Sentado en un banco a la entrada de su garaje, espera Ramón la llegada de algún cliente. Para el transeúnte que cruza frente al portón, apenas resulta perceptible su figura por lo inmóvil que permanece en su asiento. Los de más tiempo en el barrio dicen que ha sido así toda la vida. Un viejo radio de marca ya indescifrable anima las horas del lugar con el programa de turno, mientras el olor del ambiente varía según las necesidades del último usuario.
Si aparece alguien —como mi amigo y yo en aquella tarde de marzo—, el anciano yergue su cuerpo con la parsimonia propia de la edad y se dispone a servirle. Seguidamente pide que ponga su producto en la boca de un gran embudo de hierro, otrora de color verde, para ser procesado. Con una total maestría el anciano verifica el borde de la máquina y presiona el botón de arranque. El agudo sonido del motor obliga a alzar la voz para continuar conversando mientras el molino hace su tarea.
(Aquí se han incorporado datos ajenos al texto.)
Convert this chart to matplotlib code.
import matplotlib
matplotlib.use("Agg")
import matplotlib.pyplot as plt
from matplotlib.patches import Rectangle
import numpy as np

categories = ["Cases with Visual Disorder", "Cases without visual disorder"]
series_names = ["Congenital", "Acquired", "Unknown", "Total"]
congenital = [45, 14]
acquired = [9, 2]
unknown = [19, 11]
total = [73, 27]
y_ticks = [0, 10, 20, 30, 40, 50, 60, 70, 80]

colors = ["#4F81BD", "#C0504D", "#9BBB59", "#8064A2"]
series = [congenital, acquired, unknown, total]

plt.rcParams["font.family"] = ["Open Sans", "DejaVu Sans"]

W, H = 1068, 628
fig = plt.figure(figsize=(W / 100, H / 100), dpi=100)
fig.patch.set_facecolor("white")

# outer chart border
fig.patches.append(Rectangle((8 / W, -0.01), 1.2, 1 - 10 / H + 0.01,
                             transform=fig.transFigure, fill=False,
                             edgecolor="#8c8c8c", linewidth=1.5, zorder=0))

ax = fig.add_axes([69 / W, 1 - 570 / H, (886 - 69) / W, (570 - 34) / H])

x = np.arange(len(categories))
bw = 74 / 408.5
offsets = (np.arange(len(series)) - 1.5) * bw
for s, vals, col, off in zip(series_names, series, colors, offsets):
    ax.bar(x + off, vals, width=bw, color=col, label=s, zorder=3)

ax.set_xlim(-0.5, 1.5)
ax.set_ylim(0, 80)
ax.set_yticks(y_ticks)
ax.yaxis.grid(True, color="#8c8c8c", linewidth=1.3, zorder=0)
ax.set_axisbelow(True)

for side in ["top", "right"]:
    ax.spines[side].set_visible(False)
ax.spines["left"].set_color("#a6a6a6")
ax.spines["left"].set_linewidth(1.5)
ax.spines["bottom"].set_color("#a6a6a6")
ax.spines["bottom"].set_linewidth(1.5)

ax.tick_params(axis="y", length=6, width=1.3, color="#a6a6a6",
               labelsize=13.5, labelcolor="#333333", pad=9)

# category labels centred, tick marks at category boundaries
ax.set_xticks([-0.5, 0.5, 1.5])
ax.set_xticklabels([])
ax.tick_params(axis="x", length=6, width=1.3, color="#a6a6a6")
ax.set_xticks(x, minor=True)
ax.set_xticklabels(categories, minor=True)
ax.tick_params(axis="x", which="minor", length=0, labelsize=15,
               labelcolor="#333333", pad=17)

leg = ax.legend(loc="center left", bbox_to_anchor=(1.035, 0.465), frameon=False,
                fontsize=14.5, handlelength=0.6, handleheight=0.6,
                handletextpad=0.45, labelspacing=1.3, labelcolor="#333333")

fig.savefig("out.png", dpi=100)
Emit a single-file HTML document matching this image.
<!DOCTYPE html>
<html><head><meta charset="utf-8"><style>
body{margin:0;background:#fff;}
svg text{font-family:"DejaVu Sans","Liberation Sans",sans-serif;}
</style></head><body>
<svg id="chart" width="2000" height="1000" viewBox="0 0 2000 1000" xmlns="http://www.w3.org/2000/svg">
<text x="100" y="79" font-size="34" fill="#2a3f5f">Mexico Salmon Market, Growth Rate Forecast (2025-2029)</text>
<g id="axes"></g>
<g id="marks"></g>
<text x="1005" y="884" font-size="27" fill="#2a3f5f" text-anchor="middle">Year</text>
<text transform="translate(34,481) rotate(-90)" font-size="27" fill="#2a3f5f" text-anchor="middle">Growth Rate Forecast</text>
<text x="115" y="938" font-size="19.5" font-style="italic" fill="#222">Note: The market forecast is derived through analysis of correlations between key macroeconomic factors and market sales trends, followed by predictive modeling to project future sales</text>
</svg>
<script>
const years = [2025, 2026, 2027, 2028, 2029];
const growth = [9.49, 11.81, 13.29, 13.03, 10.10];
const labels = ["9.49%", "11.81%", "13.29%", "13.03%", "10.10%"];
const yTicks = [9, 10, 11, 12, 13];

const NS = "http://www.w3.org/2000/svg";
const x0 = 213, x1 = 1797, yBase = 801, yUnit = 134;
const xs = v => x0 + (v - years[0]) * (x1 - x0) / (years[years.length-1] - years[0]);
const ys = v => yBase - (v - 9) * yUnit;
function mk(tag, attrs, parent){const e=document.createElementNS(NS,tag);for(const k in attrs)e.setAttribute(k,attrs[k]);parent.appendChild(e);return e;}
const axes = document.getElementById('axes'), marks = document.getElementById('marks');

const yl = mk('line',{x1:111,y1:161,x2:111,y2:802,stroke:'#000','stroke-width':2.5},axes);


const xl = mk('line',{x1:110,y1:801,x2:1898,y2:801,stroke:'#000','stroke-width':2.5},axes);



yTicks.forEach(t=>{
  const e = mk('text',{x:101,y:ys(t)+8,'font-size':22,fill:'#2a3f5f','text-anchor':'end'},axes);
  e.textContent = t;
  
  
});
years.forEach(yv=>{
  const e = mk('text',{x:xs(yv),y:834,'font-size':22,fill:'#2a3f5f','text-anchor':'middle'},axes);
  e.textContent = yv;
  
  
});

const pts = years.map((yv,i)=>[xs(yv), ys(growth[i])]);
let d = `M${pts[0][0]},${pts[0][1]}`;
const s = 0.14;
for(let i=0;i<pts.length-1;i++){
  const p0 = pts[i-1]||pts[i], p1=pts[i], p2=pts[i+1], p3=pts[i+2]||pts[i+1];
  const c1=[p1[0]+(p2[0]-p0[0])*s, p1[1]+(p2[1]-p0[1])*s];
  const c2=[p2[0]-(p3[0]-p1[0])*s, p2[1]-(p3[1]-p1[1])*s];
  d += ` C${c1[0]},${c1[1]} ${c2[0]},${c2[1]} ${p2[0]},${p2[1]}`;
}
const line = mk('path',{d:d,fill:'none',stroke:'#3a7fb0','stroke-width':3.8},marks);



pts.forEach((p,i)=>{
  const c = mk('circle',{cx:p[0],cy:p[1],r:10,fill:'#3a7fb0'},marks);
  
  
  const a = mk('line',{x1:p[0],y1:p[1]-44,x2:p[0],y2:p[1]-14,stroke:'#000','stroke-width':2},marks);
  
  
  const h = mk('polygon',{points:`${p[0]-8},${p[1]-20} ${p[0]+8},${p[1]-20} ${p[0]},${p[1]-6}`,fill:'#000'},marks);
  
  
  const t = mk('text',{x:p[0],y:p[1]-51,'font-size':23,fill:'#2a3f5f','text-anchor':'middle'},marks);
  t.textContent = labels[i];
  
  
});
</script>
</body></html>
Ramón sostiene en cada mano un pedazo de metal como ayuda para dosificar la cantidad de material que engullirá el equipo. Ante la pregunta de por qué es necesario usarlos constantemente, responde que si no lo hace la máquina se le ahoga. «Eso sería un problema grave; me costaría mucho trabajo destrabar el enredo», dice con ironía. Mi silencio y un rápido «claro» por parte de mi amigo cortan el tema, pero no evitan que me sonroje, aunque me hayan advertido que Ramón es ciego.
Ronroneante, la máquina continúa su trabajo. Conversamos sobre la pelota, la necesidad de que llueva y cuanto tema se nos ocurre. En una esquina, casi indescifrable por el polvo que la cubre, adivino la licencia que lo acredita como molinero. Quise ofrecerme para limpiársela, pero temí una negativa de parte de aquel autonomísimo anciano y reprimí mi impulso.
Ramón palpa la parte superior del embudo y nota cómo los mendrugos de pan seco aún se mantienen casi al nivel superior. Acciona con rapidez los pedazos de metal y la masa comienza a ceder. Un olor dulzón embriaga los sentidos y noto cómo, por un costado del equipo, un fino polvillo se extiende descontrolado.
En medio del ruido ensordecedor del molino, comento a mi amigo sobre una posible fuga de la mercancía, pero me explica que ese es un necesario respiradero. Ramón asiente y agrega con una sonrisa que esa máquina es tan vieja como él.
Una vez concluida la faena, el molinero apaga la máquina apretando el mismo botón que la puso en marcha. Para mis adentros sopeso la posibilidad de que aún haya algo de luz en sus ojos. A fin de cuentas, ni siquiera palpó para buscar el botón.
Con presteza, el anciano abre la portezuela y extrae un herrumbroso tanque de hierro. En el fondo yace el pan molido. «No es mucho lo que rindió este pan», comenta Ramón, y entonces no tengo dudas. Seguro ve, si no ¿cómo sabe lo que hay en el tanque? Mi imprudencia traduce mi pensamiento en palabras, y enseguida obtengo respuesta: «Sencillo compadre, el tanque pesa casi lo mismo que cuando está vacío».
Con la cara a punto de tocar el suelo por mi insensatez, pago por el servicio y me despido lo más cortésmente posible. Espero que Ramón no note en mis palabras el color rojo que me invade las mejillas.